Daiara Tukano and Gustavo Caboco are participating in ARCOmadrid, which takes place from March 5 to 9. The artists are featured in the exhibition Wametisé: ideas for an amazofuturism curated by Denilson Baniwa, María Wills, and the Institute for Postnatural Studies.

The curated sector reflects on the growing presence of Indigenous artists in the contemporary art circuit, presenting works that contribute to the creation of new perspectives towards the world, inspired by both ancestral and contemporary ways of life in the Amazon.

The paintings Yaymahsã, Miriãporã mahsã, and MahkãPirõ mahsã (2021) by Daiara Tukano depict hybrid entities in vibrant colors, with bodies that merge women with a jaguar, a macaw, and a serpent, respectively. In Tukano cosmology, these beings are responsible for protecting the forests and preventing the intense sun from scorching the fertile soil. A large painting, measuring over two meters in height, completes the selection. The work alludes to the common ancestors of the Tukano people—women who were responsible for the origin of plants, animals, and humans that inhabit the world.

Gustavo Caboco, in turn, is featured in the exhibition through a selection exemplary of his multidisciplinary practice, including painting, photography, and video. Pé no chão, pé no céu (2017–2024) and Inversões e autonomia 1 (2022) are paintings that explore a metaphorical image recurring in the artist's approach and invite a radical change in the perspective through which we observe the world, recovering the Wapichana knowledge linked to agriculture and the connection with the land.
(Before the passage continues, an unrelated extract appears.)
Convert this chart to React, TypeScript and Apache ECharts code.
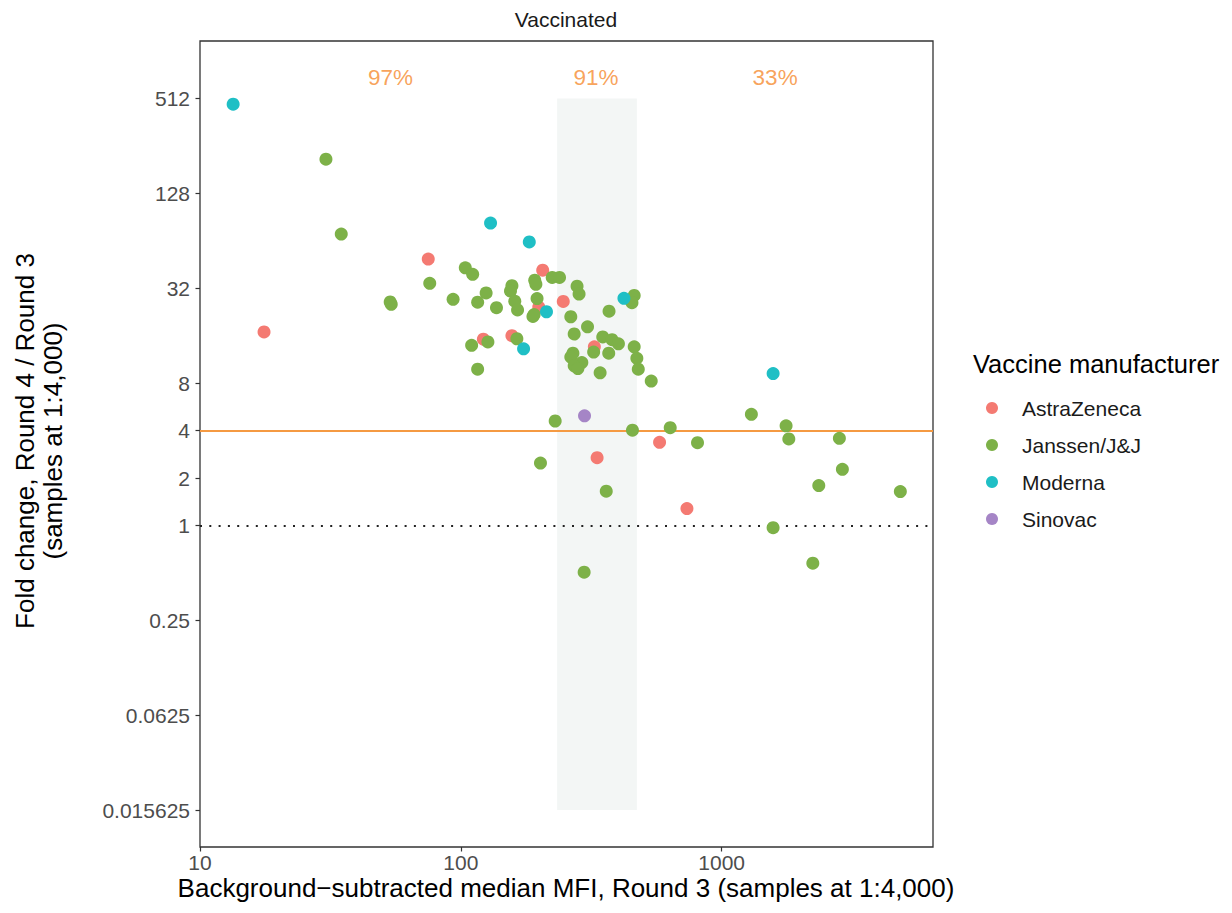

For the artist, these inversions require unveiling the colonial mechanisms that displace and erase Indigenous knowledge.  In the video Erva do diabo (2020), the artist uses pieces from the collection of the Museu Paranaense to trace a narrative that shows how yerba mate, an herb used in rituals by the Guarani peoples, was condemned by the Catholic Church and has now become a popular industrialized beverage.

The ruins of the National Museum of Rio de Janeiro are the focus of a photographic work by Gustavo Caboco, Roseane Wapichana, Lucilene Wapichana, and Wanderson Wapixana. Titled Não apagarão nossa memória (2021), the work addresses the Indigenous objects that were destroyed in the fire that engulfed the museum in 2018. More broadly, it reflects on the presence of these objects in museum institutions worldwide and the ways in which they were acquired.